Recently the CII, ‘saddened by the continued downgrading of the State’ jumped in to help it ‘combat industrial sickness’. It really means that industry is beginning to panic at the government’s lack of direction. CII has correctly identified power, infrastructure and small-scale sector manufacturing as its focus areas. Unfortunately, the solution lies in the political will to reform rather than CII-style ten point programmes and quick-fix solutions.

Let us look at some big problem areas. The most obvious problem is power. The controversial Dabhol Power Company (DPC) had pushed all other power related issue to the background for over eight years. We are now discovering that basic issues such as improper metering, crumbling infrastructure, poor pricing and thefts can lead to a bigger crisis. For instance, it needed the recent serial blackouts to get disintegrating transmission equipment replaced. We then realised the State was ill-equipped to handle power shortage and peak demand; but the politicians in charge are more focussed in fixing the tendering process for purchase of meters rather than worry about transmission issues. Two separate committees identified and offered solutions for Maharashtra’s power problems but their recommendations including the trifurcation of the Maharashtra State Electricity Board (MSEB) have been mothballed.

The Maharashtra State Road Development Corporation (MSRDC), which successfully decongested Mumbai’s traffic and built 36 flyovers funded by privately-placed bonds will be the next problem. MSRDC did raise Rs 2,140 crore to fund projects including the Mumbai-Pune Expressway, but ever since the Congress-NCP government has come to power it seem bent on destroying the MSRDC and making its projects unviable. The government went back on promises made in the bond document, and cancelled land and other assistance promised.

Two townships, one at Chowk (760 hectares) and another at Dehu Road (300 hectares), were cancelled without compensating MSRDC, making the Mumbai-Pune Expressway way unviable. No attempt was made to build/develop infrastructure such as petrol pumps, food courts and restrooms or to raise money through advertising. Government also failed to pass on the fuel cess that was collected to fund the flyovers, or extend the budgetary support assured to it.
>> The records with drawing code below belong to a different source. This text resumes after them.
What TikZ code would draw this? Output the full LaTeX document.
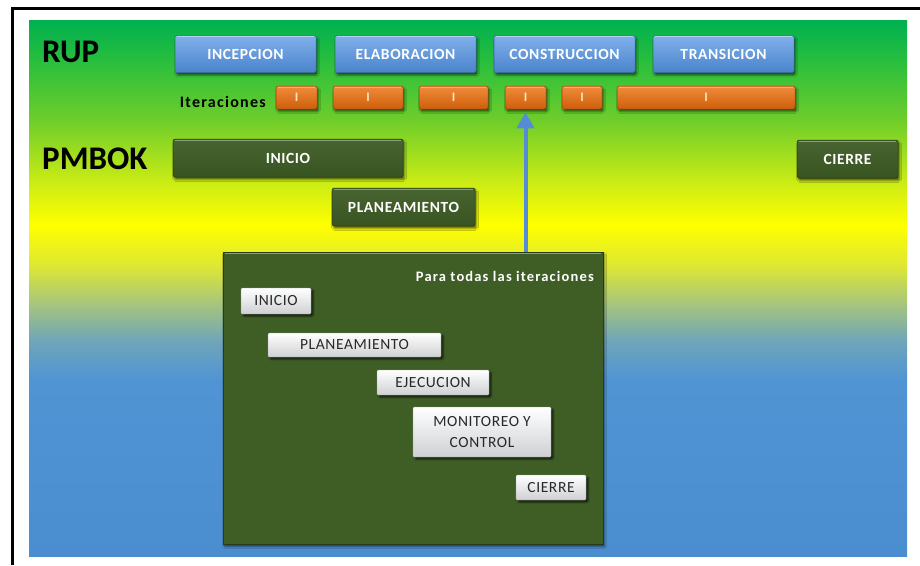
\documentclass[tikz,border=0pt]{standalone}
\usepackage{fontspec}
\setmainfont{Carlito}
\newfontfamily\boxfont[LetterSpace=4]{Carlito}
\newfontfamily\widefont[LetterSpace=8]{Carlito}
\newfontfamily\headfont{Carlito}
\usetikzlibrary{arrows.meta,shadows.blur}

% background fade, bottom to top; the shaded area spans 25bp..75bp
\definecolor{bgA}{RGB}{75,142,208}
\definecolor{bgB}{RGB}{80,148,212}
\definecolor{bgC}{RGB}{112,166,184}
\definecolor{bgD}{RGB}{172,200,118}
\definecolor{bgE}{RGB}{222,232,50}
\definecolor{bgF}{RGB}{255,255,0}
\definecolor{bgG}{RGB}{200,235,22}
\definecolor{bgH}{RGB}{110,205,42}
\definecolor{bgI}{RGB}{40,190,62}
\definecolor{bgJ}{RGB}{0,176,80}
\pgfdeclareverticalshading{bgfade}{100bp}{%
  color(0bp)=(bgA); color(25bp)=(bgA); color(41.42bp)=(bgB);
  color(45.15bp)=(bgC); color(48.88bp)=(bgD); color(52.14bp)=(bgE);
  color(55.88bp)=(bgF); color(60.07bp)=(bgG); color(65.67bp)=(bgH);
  color(71.27bp)=(bgI); color(75bp)=(bgJ); color(100bp)=(bgJ)}

\definecolor{phaseTop}{RGB}{128,176,234}
\definecolor{phaseBot}{RGB}{74,132,204}
\definecolor{phaseEdge}{RGB}{60,104,160}
\definecolor{iterTop}{RGB}{240,140,60}
\definecolor{iterBot}{RGB}{206,94,10}
\definecolor{iterEdge}{RGB}{150,70,10}
\definecolor{iterText}{RGB}{252,228,190}
\definecolor{pmTop}{RGB}{72,100,48}
\definecolor{pmBot}{RGB}{56,84,32}
\definecolor{pmEdge}{RGB}{40,58,25}
\definecolor{pmRim}{RGB}{140,160,125}
\definecolor{panelFill}{RGB}{62,94,38}
\definecolor{stepText}{RGB}{40,40,40}
\definecolor{stepBot}{RGB}{206,208,210}
\definecolor{stepEdge}{RGB}{150,150,150}
\definecolor{arrowBlue}{RGB}{86,140,214}

\begin{document}
\begin{tikzpicture}[x=1pt,y=-1pt,
  boxshadow/.style={blur shadow={shadow xshift=1.5pt,shadow yshift=-2.5pt,
      shadow blur radius=2pt,shadow opacity=60}},
  rim/.style={path picture={\draw[#1,line width=1.2pt]
      ([xshift=2pt,yshift=-1.3pt]path picture bounding box.north west) --
      ([xshift=-2pt,yshift=-1.3pt]path picture bounding box.north east);}},
  phase/.style={rectangle,rounded corners=1.5pt,inner sep=0pt,
    minimum width=141pt,minimum height=37pt,
    top color=phaseTop,bottom color=phaseBot,draw=phaseEdge,line width=0.5pt,
    boxshadow,rim={phaseTop!60!white},
    text=white,font=\boxfont\fontsize{15.5}{18}\selectfont\bfseries},
  iter/.style={rectangle,rounded corners=1.5pt,inner sep=0pt,
    minimum height=23pt,
    top color=iterTop,bottom color=iterBot,draw=iterEdge,line width=0.5pt,
    boxshadow,rim={iterTop!70!white},
    text=iterText,font=\headfont\fontsize{13}{14}\selectfont\bfseries},
  pmbox/.style={rectangle,rounded corners=1.5pt,inner sep=0pt,
    minimum height=38pt,
    top color=pmTop,bottom color=pmBot,draw=pmEdge,line width=0.5pt,
    boxshadow,rim=pmRim,
    text=white,font=\boxfont\fontsize{15.5}{18}\selectfont\bfseries},
  panel/.style={rectangle,inner sep=0pt,fill=panelFill,draw=pmEdge,
    line width=0.5pt,boxshadow,rim=pmRim},
  stepbox/.style={rectangle,rounded corners=1pt,inner sep=0pt,
    top color=white,bottom color=stepBot,draw=stepEdge,line width=0.4pt,
    blur shadow={shadow xshift=2pt,shadow yshift=-2pt,
      shadow blur radius=1.5pt,shadow opacity=70},
    text=stepText,align=center,
    font=\boxfont\fontsize{15.5}{21}\selectfont},
  title/.style={font=\headfont\fontsize{33}{36}\selectfont\bfseries,
    text=black,inner sep=0pt},
  link/.style={arrowBlue,line width=4pt,
    -{Triangle[width=17pt,length=16pt]}}
]
\useasboundingbox (0,0) rectangle (920,565);
\fill[white] (0,0) rectangle (920,565);

% fading background and the outer frame
\shade[shading=bgfade] (29,20) rectangle (907,556);
\draw[line width=3pt] (12.5,565) -- (12.5,8.5) -- (920,8.5);

% row titles
\node[title,anchor=base west] (rup) at (42,62) {RUP};
\node[title,anchor=base west] (pmbok) at (42,169) {PMBOK};

% RUP phases
\node[phase] (incep) at (245.5,54) {INCEPCION};
\node[phase] (elab)  at (405.5,54) {ELABORACION};
\node[phase] (const) at (564.5,54) {CONSTRUCCION};
\node[phase] (trans) at (723.5,54) {TRANSICION};

% iterations
\node[font=\widefont\fontsize{16}{18}\selectfont\bfseries,anchor=base east,
  inner sep=0pt] (iterlbl) at (266,107) {Iteraciones};
\node[iter,minimum width=41pt]  (it1) at (296.5,97.5) {I};
\node[iter,minimum width=70pt]  (it2) at (368,97.5)   {I};
\node[iter,minimum width=69pt]  (it3) at (453.5,97.5) {I};
\node[iter,minimum width=41pt]  (it4) at (525.5,97.5) {I};
\node[iter,minimum width=40pt]  (it5) at (582,97.5)   {I};
\node[iter,minimum width=178pt] (it6) at (706,97.5)   {I};

% PMBOK process groups
\node[pmbox,minimum width=230pt] (pinicio) at (288,158)   {INICIO};
\node[pmbox,minimum width=143pt] (pplan)   at (403.5,207) {PLANEAMIENTO};
\node[pmbox,minimum width=101pt] (pcierre) at (847.5,159) {CIERRE};

% per-iteration panel
\node[panel,minimum width=380pt,minimum height=292pt] (panel) at (413,398) {};
\node[font=\widefont\fontsize{14.5}{17}\selectfont\bfseries,text=white,
  anchor=base east,inner sep=0pt] (ptitle) at (594,281)
  {Para todas las iteraciones};

\node[stepbox,minimum width=70pt,minimum height=26pt]  (sinicio) at (276,301)   {INICIO};
\node[stepbox,minimum width=173pt,minimum height=24pt] (splan)   at (354.5,345) {PLANEAMIENTO};
\node[stepbox,minimum width=112pt,minimum height=25pt] (sejec)   at (433,382.5) {EJECUCION};
\node[stepbox,minimum width=138pt,minimum height=50pt] (smon)    at (482,432)   {MONITOREO Y\\CONTROL};
\node[stepbox,minimum width=70pt,minimum height=25pt]  (scierre) at (551,487.5) {CIERRE};

% the panel applies to every iteration
\draw[link,shorten >=3pt] (panel.north -| it4.south) -- (it4.south);
\end{tikzpicture}
\end{document}
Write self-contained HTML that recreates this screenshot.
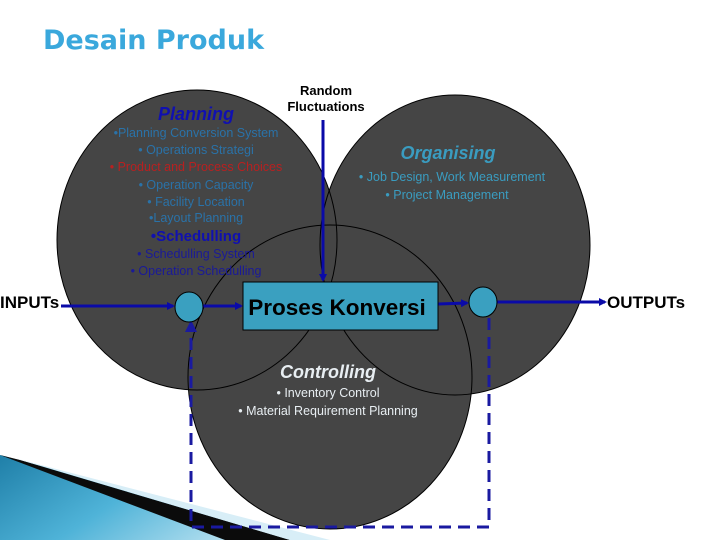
<!DOCTYPE html>
<html><head><meta charset="utf-8"><style>
html,body{margin:0;padding:0;background:#fff;}
svg{display:block;}
text{font-family:"Liberation Sans",Arial,sans-serif;}
</style></head><body>
<svg width="720" height="540" viewBox="0 0 720 540" xmlns="http://www.w3.org/2000/svg">
<defs>
<linearGradient id="g1" x1="0" y1="0" x2="1" y2="0.4">
<stop offset="0" stop-color="#1f7fa8"/><stop offset="0.5" stop-color="#4fb3d8"/><stop offset="1" stop-color="#bfe4f2"/>
</linearGradient>
<marker id="ah" markerWidth="8" markerHeight="8" refX="6" refY="4" orient="auto" markerUnits="userSpaceOnUse"><path d="M0,0 L8,4 L0,8 z" fill="#0a0aa8"/></marker>
</defs>
<rect width="720" height="540" fill="#fff"/>
<polygon points="0,455 320,540 0,540" fill="url(#g1)"/>
<polygon points="0,455 20,460 290,540 225,540" fill="#0b0b0b"/>
<polygon points="14,458 330,540 290,540" fill="#d8eef7"/>
<text x="43" y="49" font-weight="bold" font-size="27" fill="#3aa8dc" style="font-family:'DejaVu Sans',sans-serif">Desain Produk</text>
<ellipse cx="455" cy="245" rx="135" ry="150" fill="#454545"/>
<ellipse cx="197" cy="240" rx="140" ry="150" fill="#454545"/>
<ellipse cx="330" cy="377" rx="142" ry="152" fill="#454545"/>
<ellipse cx="455" cy="245" rx="135" ry="150" fill="none" stroke="#000" stroke-width="1"/>
<ellipse cx="197" cy="240" rx="140" ry="150" fill="none" stroke="#000" stroke-width="1"/>
<ellipse cx="330" cy="377" rx="142" ry="152" fill="none" stroke="#000" stroke-width="1"/>
<g text-anchor="middle" font-size="12.5">
<text x="196" y="120" font-size="18" font-weight="bold" font-style="italic" fill="#1010b0">Planning</text>
<text x="196" y="137" fill="#2a72a8">•Planning Conversion System</text>
<text x="196" y="154" fill="#2a72a8">• Operations Strategi</text>
<text x="196" y="171" fill="#b82020">• Product and Process Choices</text>
<text x="196" y="189" fill="#2a72a8">• Operation Capacity</text>
<text x="196" y="206" fill="#2a72a8">• Facility Location</text>
<text x="196" y="222" fill="#2a72a8">•Layout Planning</text>
<text x="196" y="241" font-size="15" font-weight="bold" fill="#1010b0">•Schedulling</text>
<text x="196" y="258" fill="#1a1a98">• Schedulling System</text>
<text x="196" y="275" fill="#1a1a98">• Operation Schedulling</text>
<text x="326" y="95" font-size="13" font-weight="bold" fill="#000">Random</text>
<text x="326" y="111" font-size="13" font-weight="bold" fill="#000">Fluctuations</text>
<text x="448" y="159" font-size="18" font-weight="bold" font-style="italic" fill="#3a9cc0">Organising</text>
<text x="452" y="181" fill="#3a9cc0">• Job Design, Work Measurement</text>
<text x="447" y="199" fill="#3a9cc0">• Project Management</text>
<text x="328" y="378" font-size="18" font-weight="bold" font-style="italic" fill="#e8eef2">Controlling</text>
<text x="328" y="397" fill="#e8eef2">• Inventory Control</text>
<text x="328" y="415" fill="#e8eef2">• Material Requirement Planning</text>
</g>
<line x1="323" y1="120" x2="323" y2="280" stroke="#0a0aa8" stroke-width="3" marker-end="url(#ah)"/>
<line x1="61" y1="306" x2="173" y2="306" stroke="#0a0aa8" stroke-width="3" marker-end="url(#ah)"/>
<line x1="203" y1="306" x2="241" y2="306" stroke="#0a0aa8" stroke-width="3" marker-end="url(#ah)"/>
<line x1="438" y1="304" x2="467" y2="303" stroke="#0a0aa8" stroke-width="3" marker-end="url(#ah)"/>
<line x1="497" y1="302" x2="605" y2="302" stroke="#0a0aa8" stroke-width="3" marker-end="url(#ah)"/>
<polyline points="489,318 489,527 191,527 191,332" fill="none" stroke="#1a1aa0" stroke-width="3" stroke-dasharray="12,7"/>
<path d="M185,332 L191,320 L197,332 z" fill="#1a1aa0"/>
<ellipse cx="189" cy="307" rx="14" ry="15" fill="#3aa0c0" stroke="#000" stroke-width="1"/>
<ellipse cx="483" cy="302" rx="14" ry="15" fill="#3aa0c0" stroke="#000" stroke-width="1"/>
<rect x="243" y="282" width="195" height="48" fill="#3aa0c0" stroke="#000" stroke-width="1"/>
<text x="337" y="315" text-anchor="middle" font-size="22.5" font-weight="bold" fill="#000">Proses Konversi</text>
<text x="0" y="308" font-size="17" font-weight="bold" fill="#000">INPUTs</text>
<text x="607" y="308" font-size="17" font-weight="bold" fill="#000">OUTPUTs</text>
</svg>
</body></html>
Yet, MSRDC is being made to push ahead with expensive, unsequenced projects that are patently unviable and have no clear funding plan. The Worli-Bandra link across the sea in Mumbai is an example. Over Rs 150 crore has been spent on the project based on fanciful traffic projections without resolving how traffic will flow into South Mumbai. Unless the Pedder Road/ Tardeo viaducts are cleared and completed simultaneously with the sea-link, it will only lead to disaster.

MSRDC has started this expensive and elitist project (meant only for car owners) on the claim that it will be financed by grateful users through toll payments, or through bond issues and not by the exchequer. That is pure nonsense. MSRDC’s financial mess makes it incapable of raising private funds anymore. So the money for the sea link has to come from the MMRDA (Mumbai Metropolitan Regional Development Authority) and HUDCO with a small amount financed by Canara Bank. These institutions have no business financing a patently unviable and expensive sea-link instead of focussing of mass transport that will benefit the common man. But nobody is asking any questions.

Finally, Maharashtra’s biggest problem today are probably the state-guaranteed irrigation projects, which show no signs of completion, but have continuously raised bonds. Maharashtra has Rs 2,564 crore of such bond programmes, which are all on a rating-watch after Maharashtra Krishna Valley Development Corporation (MKVDC) defaulted on some payments. While the four irrigation corporations have paid interest until June 30, 2002, nobody is willing to bet on the future and huge principal repayments coming up in the next few months.

Maybe it is time the so-called Congress high command led by Sonia Gandhi takes some interest in the state. Instead of gloating about the 14 States ruled by the Congress, she should worry about their non-performance. Otherwise, angry and desperate voters will be ready to boot the Congress out of the states by the time the next general election is due.